The current method of promoting marginalized writers suggests that their identity is more important than their subject. Not only are the authors writing about oppression the only ones winning awards, they are the only ones receiving write-ups in the media. When the New York Times publishes a list such as “15 Books to Read by Black Female American Writers,” the authors are rarely celebrated for writing about anything other than race issues.
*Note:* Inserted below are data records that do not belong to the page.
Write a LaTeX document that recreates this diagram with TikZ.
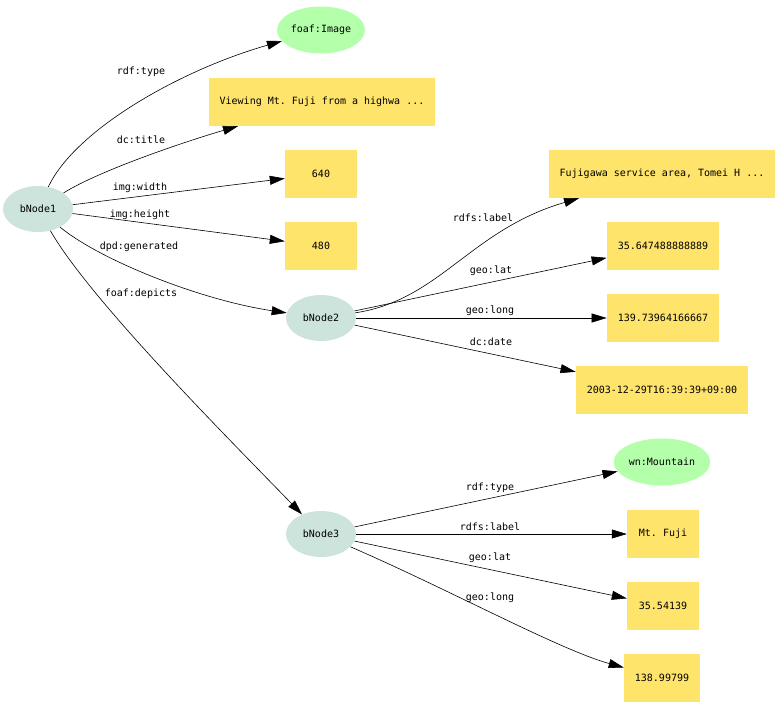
\documentclass[tikz,border=0pt]{standalone}
\usepackage{fontspec}
\setmonofont{DejaVu Sans Mono}
\usetikzlibrary{shapes.geometric,arrows.meta}
\definecolor{bnodefill}{RGB}{204,228,220}
\definecolor{clsfill}{RGB}{180,255,170}
\definecolor{litfill}{RGB}{255,228,108}
\begin{document}
\begin{tikzpicture}[x=1pt,y=-1pt,font=\ttfamily\fontsize{10}{12}\selectfont,
    bnode/.style={ellipse,fill=bnodefill,minimum width=70pt,minimum height=46pt,inner sep=1.5pt},
    cls/.style={ellipse,fill=clsfill,minimum width=70pt,minimum height=47pt,inner sep=1pt},
    lit/.style={rectangle,fill=litfill,minimum width=72pt,minimum height=48pt,inner xsep=11pt},
    lbl/.style={inner sep=1pt},
    edge/.style={line width=0.6pt,-{Triangle[length=15pt,width=9pt]}}]

      \useasboundingbox (0,0) rectangle (784,707);

      \node[bnode] (b1) at (38,209) {bNode1};
      \node[bnode] (b2) at (321,318) {bNode2};
      \node[bnode] (b3) at (321,534) {bNode3};

      \node[cls] (img) at (321,30) {foaf:Image};
      \node[lit] (title) at (322,102) {Viewing Mt. Fuji from a highwa ...};
      \node[lit] (wd) at (321,174) {640};
      \node[lit] (ht) at (321,246) {480};

      \node[lit] (lab2) at (662,174) {Fujigawa service area, Tomei H ...};
      \node[lit] (lat2) at (663,246) {35.647488888889};
      \node[lit] (long2) at (663,318) {139.73964166667};
      \node[lit] (date2) at (662,390) {2003-12-29T16:39:39+09:00};

      \node[cls] (mtn) at (662,462) {wn:Mountain};
      \node[lit] (lab3) at (663,534) {Mt. Fuji};
      \node[lit] (lat3) at (663,606) {35.54139};
      \node[lit] (long3) at (662,678) {138.99799};

      \draw[edge] (b1) .. controls (75,130) and (180,70) .. (img);
      \draw[edge] (b1) .. controls (100,170) and (190,140) .. (title);
      \draw[edge] (b1) -- (wd);
      \draw[edge] (b1) -- (ht);
      \draw[edge] (b1) .. controls (100,260) and (200,300) .. (b2);
      \draw[edge] (b1) .. controls (90,300) and (230,440) .. (b3);

      \draw[edge] (b2) .. controls (440,300) and (470,230) .. (lab2);
      \draw[edge] (b2) -- (lat2);
      \draw[edge] (b2) -- (long2);
      \draw[edge] (b2) -- (date2);

      \draw[edge] (b3) -- (mtn);
      \draw[edge] (b3) -- (lab3);
      \draw[edge] (b3) -- (lat3);
      \draw[edge] (b3) .. controls (450,590) and (560,650) .. (long3);

      \node[lbl] (e1) at (141,72) {rdf:type};
      \node[lbl] (e2) at (141,140) {dc:title};
      \node[lbl] (e3) at (140,188) {img:width};
      \node[lbl] (e4) at (140,215) {img:height};
      \node[lbl] (e5) at (139,247) {dpd:generated};
      \node[lbl] (e6) at (141,294) {foaf:depicts};

      \node[lbl] (e7) at (483,218) {rdfs:label};
      \node[lbl] (e8) at (491,271) {geo:lat};
      \node[lbl] (e9) at (490,311) {geo:long};
      \node[lbl] (e10) at (491,342) {dc:date};

      \node[lbl] (e11) at (490,488) {rdf:type};
      \node[lbl] (e12) at (490,527) {rdfs:label};
      \node[lbl] (e13) at (490,558) {geo:lat};
      \node[lbl] (e14) at (490,598) {geo:long};

    \end{tikzpicture}
\end{document}
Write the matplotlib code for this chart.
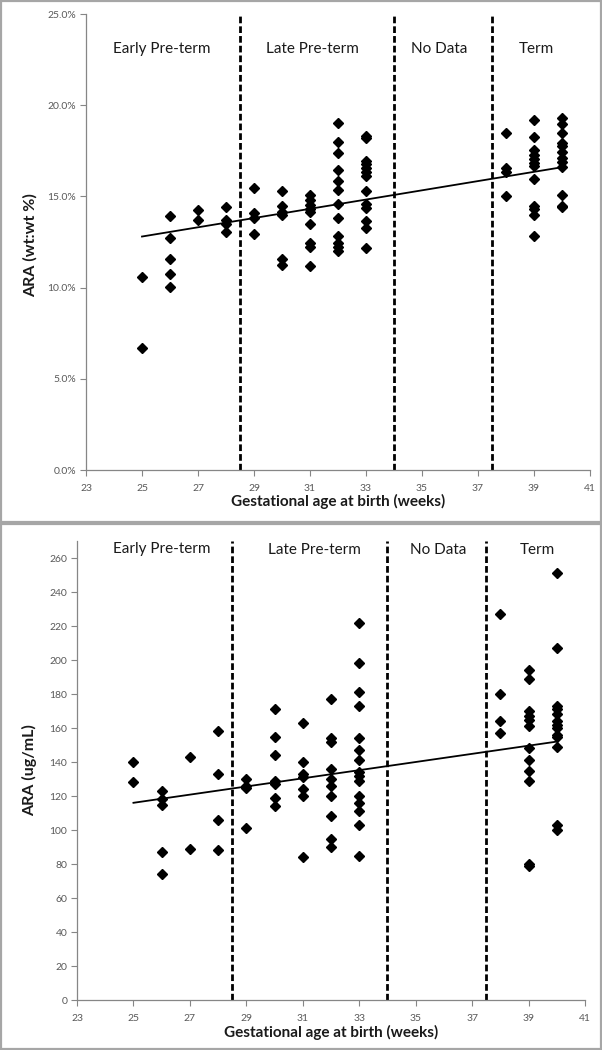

Freedom produces beauty: freedom from slavery, freedom from oppression, freedom to think and freedom to create. White writers should follow in the tradition of Herman Melville, Mark Twain, William Faulkner and Harper Lee and write novels featuring black, gay, female and Latino characters. And a writer from a minority background should not feel the pressure to write about her oppression, if a story about a girl at a lake has captivated her imagination.
There are times when identity-driven literature is needed. But people connect to a novel through its themes. That authors should not stray too far from their identities and lived experiences implies that our differences are more important than our similarities, and that those differences cannot be reconciled.